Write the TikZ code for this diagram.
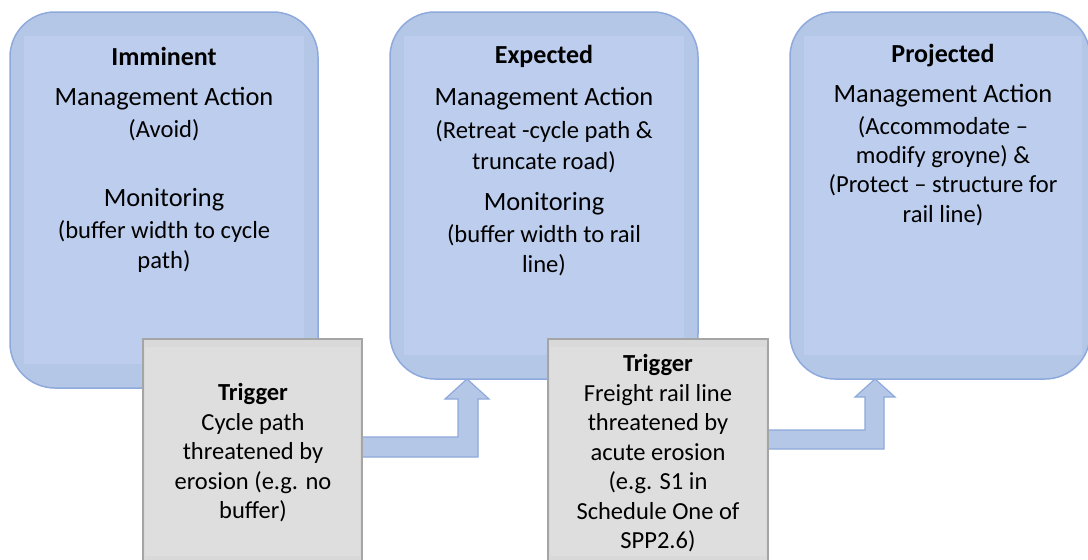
\documentclass[tikz,border=0pt]{standalone}
\usepackage{fontspec}
\setmainfont{Carlito}
\usetikzlibrary{calc}
\definecolor{bouter}{HTML}{B4C7E7}
\definecolor{binner}{HTML}{BCCDEE}
\definecolor{bborder}{HTML}{8EA9DB}
\definecolor{gouter}{HTML}{D9D9D9}
\definecolor{ginner}{HTML}{DEDEDE}
\definecolor{gborder}{HTML}{A5A5A5}
\tikzset{
  bluebox/.style={draw=bborder, fill=bouter, line width=1.5pt, rounded corners=45pt, inner sep=0pt},
  graybox/.style={draw=gborder, fill=gouter, line width=1.5pt, inner sep=0pt},
  titletxt/.style={font=\bfseries\fontsize{26}{31}\selectfont, inner sep=0pt},
  headtxt/.style={font=\fontsize{26.4}{31}\selectfont, inner sep=0pt},
  detailtxt/.style={font=\fontsize{24.6}{30.5}\selectfont, align=center, inner sep=0pt},
  trigtxt/.style={font=\fontsize{24.5}{29.5}\selectfont, align=center, inner sep=0pt},
  flow/.style={draw=bborder, fill=bouter, line width=1.2pt, line join=miter},
}
\begin{document}
\begin{tikzpicture}[x=1pt,y=-1pt]
\useasboundingbox (0,0) rectangle (1088,560);
\fill[white] (0,0) rectangle (1088,560);
% stage boxes
\node[bluebox, minimum width=308pt, minimum height=376pt] (b1) at (164,200) {};
\node[bluebox, minimum width=308pt, minimum height=367pt] (b2) at (544,195.5) {};
\node[bluebox, minimum width=300pt, minimum height=367pt] (b3) at (940,195.5) {};
\fill[binner] ($(b1.north west)+(15,25)$) rectangle ($(b1.south east)+(-15,-25)$);
\fill[binner] ($(b2.north west)+(15,25)$) rectangle ($(b2.south east)+(-15,-25)$);
\fill[binner] ($(b3.north west)+(15,25)$) rectangle ($(b3.south east)+(-9,-25)$);
% texts box 1
\node[titletxt] (t1a) at (164,56) {Imminent};
\node[headtxt] (t1b) at (164,99) {Management Action};
\node[detailtxt] (t1c) at (164,130) {(Avoid)};
\node[headtxt] (t1d) at (164,200) {Monitoring};
\node[detailtxt] (t1e) at (164,246.5) {(buffer width to cycle\\path)};
% texts box 2
\node[titletxt] (t2a) at (544,56) {Expected};
\node[headtxt] (t2b) at (544,99) {Management Action};
\node[detailtxt] (t2c) at (544,146.5) {(Retreat -cycle path \&\\truncate road)};
\node[headtxt] (t2d) at (544,204) {Monitoring};
\node[detailtxt] (t2e) at (544,250) {(buffer width to rail\\line)};
% texts box 3
\node[titletxt] (t3a) at (943,56) {Projected};
\node[headtxt] (t3b) at (943,96) {Management Action};
\node[font=\fontsize{24.6}{29.3}\selectfont, align=center, inner sep=0pt] (t3c) at (943,171) {(Accommodate --\\modify groyne) \&\\(Protect -- structure for\\rail line)};
% flow arrows
\coordinate (a1s) at (357,437);
\coordinate (a2s) at (761,430);
\draw[flow] (a1s) -- ++(101,0) -- ++(0,-38) -- ++(-13,0) -- ++(22,-20) -- ++(22,20) -- ++(-11,0) -- ++(0,58) -- ++(-121,0) -- cycle;
\draw[flow] (a2s) -- ++(104,0) -- ++(0,-33) -- ++(-10,0) -- ++(20,-18) -- ++(20,18) -- ++(-11,0) -- ++(0,52) -- ++(-123,0) -- cycle;
% trigger boxes
\node[graybox, minimum width=219pt, minimum height=236pt] (g1) at (252.5,457) {};
\node[graybox, minimum width=220pt, minimum height=236pt] (g2) at (658,457) {};
\fill[ginner] ($(g1.north west)+(3,9)$) rectangle ($(g1.south east)+(-3,-20)$);
\fill[ginner] ($(g2.north west)+(3,9)$) rectangle ($(g2.south east)+(-3,-20)$);
\node[trigtxt] (g1t) at (253,453) {\textbf{Trigger}\\Cycle path\\threatened by\\erosion (e.g. no\\buffer)};
\node[trigtxt] (g2t) at (658,453.5) {\textbf{Trigger}\\Freight rail line\\threatened by\\acute erosion\\(e.g. S1 in\\Schedule One of\\SPP2.6)};
\end{tikzpicture}
\end{document}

· · · · ·

▶ _Written exercise_
The material above holds pictures; copy everything else in it exactly.

▶ _Solution to this exercise_
Write the TikZ code for this diagram.
\documentclass[tikz,border=0pt]{standalone}
\usepackage{fontspec}
\setmainfont{Carlito}
\usetikzlibrary{calc}
\definecolor{bouter}{HTML}{B4C7E7}
\definecolor{binner}{HTML}{BCCDEE}
\definecolor{bborder}{HTML}{8EA9DB}
\definecolor{gouter}{HTML}{D9D9D9}
\definecolor{ginner}{HTML}{DEDEDE}
\definecolor{gborder}{HTML}{A5A5A5}
\tikzset{
  bluebox/.style={draw=bborder, fill=bouter, line width=1.5pt, rounded corners=45pt, inner sep=0pt},
  graybox/.style={draw=gborder, fill=gouter, line width=1.5pt, inner sep=0pt},
  titletxt/.style={font=\bfseries\fontsize{26}{31}\selectfont, inner sep=0pt},
  headtxt/.style={font=\fontsize{26.4}{31}\selectfont, inner sep=0pt},
  detailtxt/.style={font=\fontsize{24.6}{30.5}\selectfont, align=center, inner sep=0pt},
  trigtxt/.style={font=\fontsize{24.5}{29.5}\selectfont, align=center, inner sep=0pt},
  flow/.style={draw=bborder, fill=bouter, line width=1.2pt, line join=miter},
}
\begin{document}
\begin{tikzpicture}[x=1pt,y=-1pt]
\useasboundingbox (0,0) rectangle (1088,560);
\fill[white] (0,0) rectangle (1088,560);
% stage boxes
\node[bluebox, minimum width=308pt, minimum height=376pt] (b1) at (164,200) {};
\node[bluebox, minimum width=308pt, minimum height=367pt] (b2) at (544,195.5) {};
\node[bluebox, minimum width=300pt, minimum height=367pt] (b3) at (940,195.5) {};
\fill[binner] ($(b1.north west)+(15,25)$) rectangle ($(b1.south east)+(-15,-25)$);
\fill[binner] ($(b2.north west)+(15,25)$) rectangle ($(b2.south east)+(-15,-25)$);
\fill[binner] ($(b3.north west)+(15,25)$) rectangle ($(b3.south east)+(-9,-25)$);
% texts box 1
\node[titletxt] (t1a) at (164,56) {Imminent};
\node[headtxt] (t1b) at (164,99) {Management Action};
\node[detailtxt] (t1c) at (164,130) {(Avoid)};
\node[headtxt] (t1d) at (164,200) {Monitoring};
\node[detailtxt] (t1e) at (164,246.5) {(buffer width to cycle\\path)};
% texts box 2
\node[titletxt] (t2a) at (544,56) {Expected};
\node[headtxt] (t2b) at (544,99) {Management Action};
\node[detailtxt] (t2c) at (544,146.5) {(Retreat -cycle path \&\\truncate road)};
\node[headtxt] (t2d) at (544,204) {Monitoring};
\node[detailtxt] (t2e) at (544,250) {(buffer width to rail\\line)};
% texts box 3
\node[titletxt] (t3a) at (943,56) {Projected};
\node[headtxt] (t3b) at (943,96) {Management Action};
\node[font=\fontsize{24.6}{29.3}\selectfont, align=center, inner sep=0pt] (t3c) at (943,171) {(Accommodate --\\modify groyne) \&\\(Protect -- structure for\\rail line)};
% flow arrows
\coordinate (a1s) at (357,437);
\coordinate (a2s) at (761,430);
\draw[flow] (a1s) -- ++(101,0) -- ++(0,-38) -- ++(-13,0) -- ++(22,-20) -- ++(22,20) -- ++(-11,0) -- ++(0,58) -- ++(-121,0) -- cycle;
\draw[flow] (a2s) -- ++(104,0) -- ++(0,-33) -- ++(-10,0) -- ++(20,-18) -- ++(20,18) -- ++(-11,0) -- ++(0,52) -- ++(-123,0) -- cycle;
% trigger boxes
\node[graybox, minimum width=219pt, minimum height=236pt] (g1) at (252.5,457) {};
\node[graybox, minimum width=220pt, minimum height=236pt] (g2) at (658,457) {};
\fill[ginner] ($(g1.north west)+(3,9)$) rectangle ($(g1.south east)+(-3,-20)$);
\fill[ginner] ($(g2.north west)+(3,9)$) rectangle ($(g2.south east)+(-3,-20)$);
\node[trigtxt] (g1t) at (253,453) {\textbf{Trigger}\\Cycle path\\threatened by\\erosion (e.g. no\\buffer)};
\node[trigtxt] (g2t) at (658,453.5) {\textbf{Trigger}\\Freight rail line\\threatened by\\acute erosion\\(e.g. S1 in\\Schedule One of\\SPP2.6)};
\end{tikzpicture}
\end{document}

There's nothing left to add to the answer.